## Description of the task
Omit all pictures, then retype the data exactly as given.

= = = = = = =

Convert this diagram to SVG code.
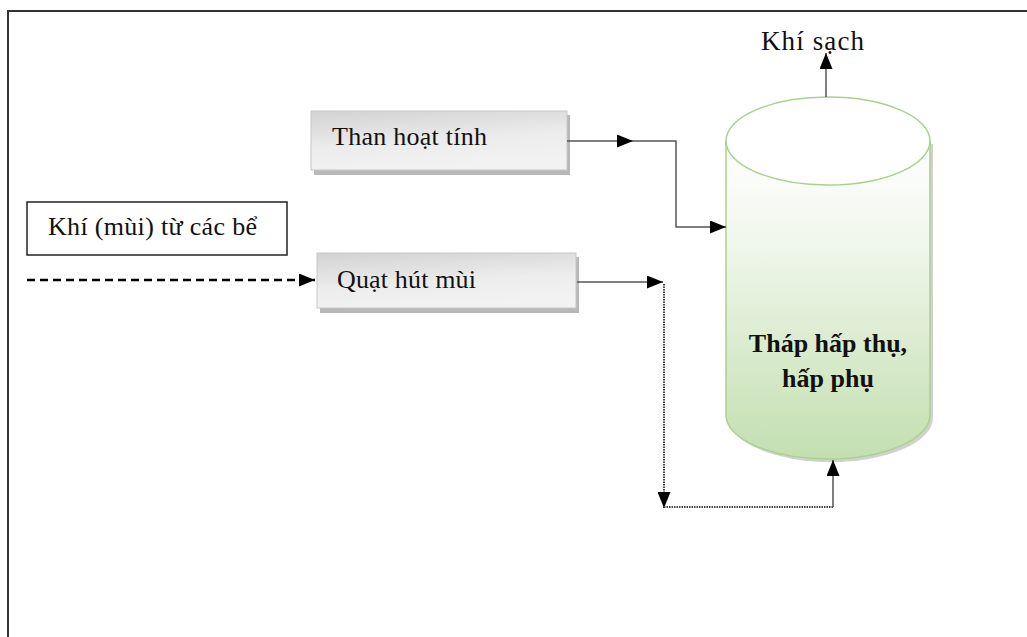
<svg xmlns="http://www.w3.org/2000/svg" width="1027" height="637" viewBox="0 0 1027 637">
<style>
.t{font-family:"Liberation Serif","Times New Roman",serif;font-size:26px;fill:#111}
.b{font-weight:bold;text-anchor:middle}
.ln{fill:none;stroke:#555;stroke-width:1.5}
.dot{fill:none;stroke:#444;stroke-width:2;stroke-dasharray:1.5 1}
</style>
<defs>
<linearGradient id="gBox" x1="0" y1="0" x2="0.3" y2="1">
<stop offset="0" stop-color="#d2d2d2"/>
<stop offset="0.6" stop-color="#ececec"/>
<stop offset="1" stop-color="#f2f2f2"/>
</linearGradient>
<linearGradient id="gCyl" x1="0" y1="141" x2="0" y2="459" gradientUnits="userSpaceOnUse">
<stop offset="0" stop-color="#ffffff"/>
<stop offset="0.3" stop-color="#f1f7ed"/>
<stop offset="1" stop-color="#c3dfb0"/>
</linearGradient>
<marker id="ah" markerUnits="userSpaceOnUse" markerWidth="16" markerHeight="13" refX="16" refY="6.5" orient="auto">
<path d="M0,0 L16,6.5 L0,13 Z" fill="#000"/>
</marker>
</defs>
<rect x="8" y="11" width="1040" height="640" fill="none" stroke="#333" stroke-width="2"/>

<g id="source">
<rect x="27" y="202" width="260" height="53" fill="#fff" stroke="#222" stroke-width="1.5"/>
<text class="t" x="48" y="235" textLength="209">Khí (mùi) từ các bể</text>
</g>

<g id="than">
<rect x="314" y="115" width="256" height="60" fill="#b8b8b8"/>
<rect x="311" y="111" width="256" height="59" fill="url(#gBox)" stroke="#c8c8c8" stroke-width="1"/>
<text class="t" x="332" y="145" textLength="155">Than hoạt tính</text>
</g>

<g id="quat">
<rect x="320" y="257" width="259" height="56" fill="#b8b8b8"/>
<rect x="317" y="253" width="259" height="55" fill="url(#gBox)" stroke="#c8c8c8" stroke-width="1"/>
<text class="t" x="337" y="288" textLength="139">Quạt hút mùi</text>
</g>

<g id="thap">
<path d="M729,144 V418 A102,44 0 0 0 933,418 V144 Z" fill="#9a9a9a" opacity="0.45"/>
<path d="M726,141 V415 A102,44 0 0 0 930,415 V141 Z" fill="url(#gCyl)" stroke="#a9d18e" stroke-width="1.5"/>
<ellipse cx="828" cy="141" rx="102" ry="44" fill="#fff" stroke="#a9d18e" stroke-width="1.5"/>
<text class="t b" x="828" y="352">Tháp hấp thụ,</text>
<text class="t b" x="828" y="387">hấp phụ</text>
</g>

<g id="out">
<text class="t" x="761" y="50" style="font-size:27px" textLength="103">Khí sạch</text>
</g>

<g id="connectors">
<path d="M27,280 H315" fill="none" stroke="#000" stroke-width="2.5" stroke-dasharray="8 5" marker-end="url(#ah)"/>
<path class="ln" d="M567,141 H633" marker-end="url(#ah)"/>
<path class="ln" d="M633,141 H676 V227 H726" marker-end="url(#ah)"/>
<path class="ln" d="M577,282 H663" marker-end="url(#ah)"/>
<path class="dot" d="M664,284 V508" marker-end="url(#ah)"/>
<path class="dot" d="M664,507 H833"/>
<path class="ln" d="M833,507 V460" marker-end="url(#ah)"/>
<path class="ln" d="M826,97 V53" marker-end="url(#ah)"/>
</g>
</svg>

= = = = = = =

## Final answer
Convert this diagram to SVG code.
<svg xmlns="http://www.w3.org/2000/svg" width="1027" height="637" viewBox="0 0 1027 637">
<style>
.t{font-family:"Liberation Serif","Times New Roman",serif;font-size:26px;fill:#111}
.b{font-weight:bold;text-anchor:middle}
.ln{fill:none;stroke:#555;stroke-width:1.5}
.dot{fill:none;stroke:#444;stroke-width:2;stroke-dasharray:1.5 1}
</style>
<defs>
<linearGradient id="gBox" x1="0" y1="0" x2="0.3" y2="1">
<stop offset="0" stop-color="#d2d2d2"/>
<stop offset="0.6" stop-color="#ececec"/>
<stop offset="1" stop-color="#f2f2f2"/>
</linearGradient>
<linearGradient id="gCyl" x1="0" y1="141" x2="0" y2="459" gradientUnits="userSpaceOnUse">
<stop offset="0" stop-color="#ffffff"/>
<stop offset="0.3" stop-color="#f1f7ed"/>
<stop offset="1" stop-color="#c3dfb0"/>
</linearGradient>
<marker id="ah" markerUnits="userSpaceOnUse" markerWidth="16" markerHeight="13" refX="16" refY="6.5" orient="auto">
<path d="M0,0 L16,6.5 L0,13 Z" fill="#000"/>
</marker>
</defs>
<rect x="8" y="11" width="1040" height="640" fill="none" stroke="#333" stroke-width="2"/>

<g id="source">
<rect x="27" y="202" width="260" height="53" fill="#fff" stroke="#222" stroke-width="1.5"/>
<text class="t" x="48" y="235" textLength="209">Khí (mùi) từ các bể</text>
</g>

<g id="than">
<rect x="314" y="115" width="256" height="60" fill="#b8b8b8"/>
<rect x="311" y="111" width="256" height="59" fill="url(#gBox)" stroke="#c8c8c8" stroke-width="1"/>
<text class="t" x="332" y="145" textLength="155">Than hoạt tính</text>
</g>

<g id="quat">
<rect x="320" y="257" width="259" height="56" fill="#b8b8b8"/>
<rect x="317" y="253" width="259" height="55" fill="url(#gBox)" stroke="#c8c8c8" stroke-width="1"/>
<text class="t" x="337" y="288" textLength="139">Quạt hút mùi</text>
</g>

<g id="thap">
<path d="M729,144 V418 A102,44 0 0 0 933,418 V144 Z" fill="#9a9a9a" opacity="0.45"/>
<path d="M726,141 V415 A102,44 0 0 0 930,415 V141 Z" fill="url(#gCyl)" stroke="#a9d18e" stroke-width="1.5"/>
<ellipse cx="828" cy="141" rx="102" ry="44" fill="#fff" stroke="#a9d18e" stroke-width="1.5"/>
<text class="t b" x="828" y="352">Tháp hấp thụ,</text>
<text class="t b" x="828" y="387">hấp phụ</text>
</g>

<g id="out">
<text class="t" x="761" y="50" style="font-size:27px" textLength="103">Khí sạch</text>
</g>

<g id="connectors">
<path d="M27,280 H315" fill="none" stroke="#000" stroke-width="2.5" stroke-dasharray="8 5" marker-end="url(#ah)"/>
<path class="ln" d="M567,141 H633" marker-end="url(#ah)"/>
<path class="ln" d="M633,141 H676 V227 H726" marker-end="url(#ah)"/>
<path class="ln" d="M577,282 H663" marker-end="url(#ah)"/>
<path class="dot" d="M664,284 V508" marker-end="url(#ah)"/>
<path class="dot" d="M664,507 H833"/>
<path class="ln" d="M833,507 V460" marker-end="url(#ah)"/>
<path class="ln" d="M826,97 V53" marker-end="url(#ah)"/>
</g>
</svg>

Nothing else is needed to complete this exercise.